Menand focused most heavily on the attrition that marks the path to the humanities Ph.D. He joked, to knowing and nervous laughter in the audience, about a professor greeting a time-worn graduate student in the English department hallway with "Are you still here?," and noted that just a quarter of those who enter humanities doctoral programs end up with tenure.
"It takes three years to become a lawyer," he said. "It takes four years to become a doctor. You can get an M.D./Ph.D. in six years. It takes more than eight years to become an assistant professor in an English department. There is something wrong with this picture."
His solution: significantly cutting the research and teaching requirements of the Ph.D. -- by, say, requiring a graduate student in English to publish a single peer-reviewed article instead of a thesis. "Students are being way over-trained for the jobs available," he argued. "The argument that they need the training to be qualified to teach undergraduates is belied by the fact that they are already teaching undergraduates. And the idea that the doctoral thesis is a rigorous requirement is belied by the quality of most doctoral theses."
A New Deal for New Ph.D.'s
Williams zeroed in on a different part of the problem: the fact that the average Ph.D. recipient in the humanities is 40 years old and "as likely to be unemployed as to land a tenure track job."

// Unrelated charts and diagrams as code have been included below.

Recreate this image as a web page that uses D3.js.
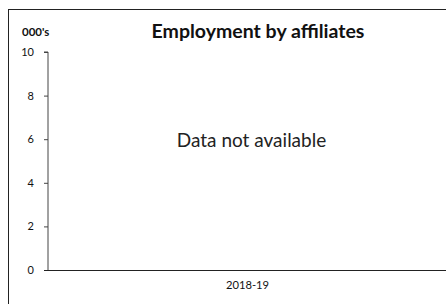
<!DOCTYPE html>
<html><head><meta charset="utf-8">
<script src="https://cdn.jsdelivr.net/npm/d3@7"></script>
<style>body{margin:0;background:#fff}svg{display:block}</style>
</head><body>
<svg id="c" width="446" height="304"></svg>
<script>
const categories = ["2018-19"];
const values = [null];
const yTicks = [0, 2, 4, 6, 8, 10];
const title = "Employment by affiliates";
const unitLabel = "000's";
const noDataText = "Data not available";

const svg = d3.select("#c");
const font = "Lato, 'Open Sans', sans-serif";
const mLeft = 48, mRight = 447, mTop = 52, mBottom = 270;

svg.append("rect").attr("x", 8.5).attr("y", 9.5).attr("width", 460).attr("height", 320)
  .attr("fill", "none").attr("stroke", "#222").attr("stroke-width", 1);

const x = d3.scaleBand().domain(categories).range([mLeft, mRight]);
const y = d3.scaleLinear().domain([0, 10]).range([mBottom, mTop]);

const ya = svg.append("g").attr("transform", `translate(${mLeft},0)`)
  .call(d3.axisLeft(y).tickValues(yTicks).tickSize(4).tickPadding(10).tickFormat(d3.format("d")));
ya.select(".domain").attr("d", `M-4,${y(10)}H0V${y(0)}`).attr("stroke", "#444");
ya.selectAll(".tick line").attr("stroke", "#444");
ya.selectAll("text").attr("font-family", font).attr("font-size", 11).attr("fill", "#111");

const xa = svg.append("g").attr("transform", `translate(0,${mBottom})`)
  .call(d3.axisBottom(x).tickSize(0).tickPadding(11));
xa.select(".domain").attr("stroke", "#222").attr("d", `M${mLeft-4},0.5H${mRight}`);
xa.selectAll("text").attr("font-family", font).attr("font-size", 11.2).attr("fill", "#111");

svg.append("text").attr("x", 258).attr("y", 38).attr("text-anchor", "middle")
  .attr("font-family", font).attr("font-weight", "bold").attr("font-size", 19.5).attr("fill", "#111").text(title);
svg.append("text").attr("x", 22).attr("y", 36)
  .attr("font-family", font).attr("font-weight", "bold").attr("font-size", 11.5).attr("fill", "#111").text(unitLabel);
svg.append("text").attr("x", 251.5).attr("y", 147).attr("text-anchor", "middle")
  .attr("font-family", font).attr("font-size", 19).attr("fill", "#222").text(noDataText);
</script>
</body></html>
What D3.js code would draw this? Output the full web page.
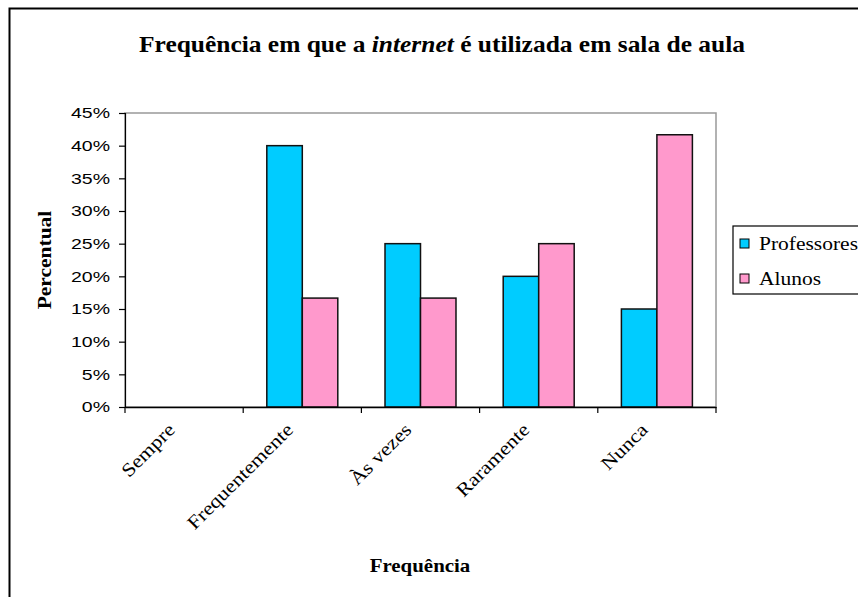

A few departments offering postdocs won't do the trick, he argued -- "the problem needs to be solved across the profession, which means on a national level." Drawing parallels to the G.I. Bill and the National Health Service Corps, he proposed a "national Ph.D. Job Corps, or Academic Works Administration."
Under such a plan, Williams said, the federal government would sponsor two- to three-year service terms in which scholars would work as teaching fellows, mentoring instructors in school or community-college districts, or as visiting poets or scholars in schools, or as consulting researchers in governmental agencies. In exchange, they'd receive a modest stipend and loan forgiveness.
Such a program, he said, would "put our expertise to a wider public use, reaching those in remote or impoverished areas," and, conversely, "teach us what is useful, relevant, and needed in what we do, and what is not."
Compared to Menand's and Williams's proposals to remodel the Ph.D. system, Marc Bousquet wants to burn it down. He criticized colleges for "substituting student teachers or term workers" for traditional faculty members, and urged graduate students to unionize to protect their rights.
He also, though, suggested that higher education abandon its current system for training professors for a truer apprenticeship system on a civil service model that would include military-style pay grades.
He encouraged the audience to look at a Web site  about the pay of state police officers. Comparing their pay to humanities professors, he said, is instructive. Entry level state troopers earn about as much as nontenure-track instructors, he said, and a state trooper with 20 years' experience earns about as much as full tenured professors.
"It only takes a year to become a state trooper," he said.